NHTSA met with Takata on Oct. 30, pressing the company to meet consumer needs for replacement parts. Takata representatives told the safety regulator that it planned to add two production lines by the beginning of next year, according to a NHTSA statement Friday.
“It’s unclear yet whether that would be sufficient to meet demand,” according to the statement. “We’ve requested details in writing, so we can hold them to these commitments and evaluate how much further they may need to go.”
The company agreed to weekly meetings to update regulators on its efforts to speed up production, according to NHTSA.
NHTSA is in talks with other airbag suppliers over whether they can provide replacement parts, according to the statement. Automakers involved in the recalls are also looking for new suppliers, it said.
Takata hasn’t contacted additional airbag suppliers because it’s concerned about “quality issues,” according to the statement, which didn’t elaborate.
Takata agreed to quadruple the number of airbags taken from sample cars for testing to help determine whether the full scope of the defect is known.
After the Oct. 30 meeting, a Takata spokesman, Alby Berman, said the company is fully cooperating with the agency. Berman didn’t immediately respond to an after-hours e-mail seeking comment on Friday’s recall and NHTSA statement.
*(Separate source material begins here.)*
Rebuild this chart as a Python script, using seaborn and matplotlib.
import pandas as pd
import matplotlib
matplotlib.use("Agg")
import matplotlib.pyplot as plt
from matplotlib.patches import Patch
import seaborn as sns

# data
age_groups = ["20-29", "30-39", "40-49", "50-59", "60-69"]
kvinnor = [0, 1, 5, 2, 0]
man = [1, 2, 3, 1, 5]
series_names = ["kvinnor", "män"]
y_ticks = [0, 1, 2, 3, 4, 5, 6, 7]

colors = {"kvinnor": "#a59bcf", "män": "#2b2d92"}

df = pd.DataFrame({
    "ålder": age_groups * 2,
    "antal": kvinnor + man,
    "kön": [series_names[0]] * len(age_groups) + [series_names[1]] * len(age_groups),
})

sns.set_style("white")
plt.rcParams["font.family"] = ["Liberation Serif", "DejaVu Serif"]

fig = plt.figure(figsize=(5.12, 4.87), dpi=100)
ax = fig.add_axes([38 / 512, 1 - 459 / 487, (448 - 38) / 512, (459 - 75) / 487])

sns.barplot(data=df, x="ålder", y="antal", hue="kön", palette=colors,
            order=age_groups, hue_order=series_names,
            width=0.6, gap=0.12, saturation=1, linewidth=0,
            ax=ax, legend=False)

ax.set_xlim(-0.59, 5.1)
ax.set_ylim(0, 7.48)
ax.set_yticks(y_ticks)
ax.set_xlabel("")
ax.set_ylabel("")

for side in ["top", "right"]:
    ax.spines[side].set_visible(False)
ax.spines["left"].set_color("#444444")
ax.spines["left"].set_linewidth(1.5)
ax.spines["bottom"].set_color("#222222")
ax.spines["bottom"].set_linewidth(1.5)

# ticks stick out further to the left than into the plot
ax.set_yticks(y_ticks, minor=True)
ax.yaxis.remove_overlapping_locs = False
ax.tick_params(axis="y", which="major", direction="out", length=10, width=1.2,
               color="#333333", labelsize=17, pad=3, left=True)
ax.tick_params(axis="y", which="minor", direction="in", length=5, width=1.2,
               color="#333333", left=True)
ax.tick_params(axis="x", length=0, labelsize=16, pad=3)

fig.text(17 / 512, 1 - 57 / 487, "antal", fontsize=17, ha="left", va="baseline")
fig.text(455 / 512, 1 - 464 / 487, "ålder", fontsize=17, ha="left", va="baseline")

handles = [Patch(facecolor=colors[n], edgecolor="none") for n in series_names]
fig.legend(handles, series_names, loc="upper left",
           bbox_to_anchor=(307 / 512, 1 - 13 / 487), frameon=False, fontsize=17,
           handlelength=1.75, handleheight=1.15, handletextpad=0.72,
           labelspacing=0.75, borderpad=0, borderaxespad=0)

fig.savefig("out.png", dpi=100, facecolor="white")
Takata shares declined 43 percent in Tokyo trading in October to its lowest price in almost two years.
NHTSA on Oct. 30 gave Takata one month to answer 36 questions that may shed light on what led to the airbag recalls. If the agency deems the answers incomplete, Takata faces fines of up to $35 million.
The agency is seeking information on quality control at a factory, the use of contaminated or improperly formulated propellant and a complete accounting of deaths and injuries, according to its legal order.
The Center for Auto Safety, a Washington-based consumer group, has asked NHTSA to look at whether Takata airbags repaired in recalls are safe.
One of the four fatalities linked to the airbags was the driver of a car in Orlando, Fla., that crashed in September. That vehicle should have been repaired -- though it’s not known whether it was -- under a 2011 recall, using newer parts, the center said. NHTSA should expand its investigation to look at all Takata airbags manufactured through 2011, the center’s executive director, Clarence Ditlow, said in an Oct. 30 letter to the agency.
Takata, Autoliv Inc. and TRW Automotive Holdings Corp. are the three leading suppliers of airbag modules, accounting for about three-quarters of global sales combined. Autoliv also makes inflators, as does Tokyo-based Daicel Corp.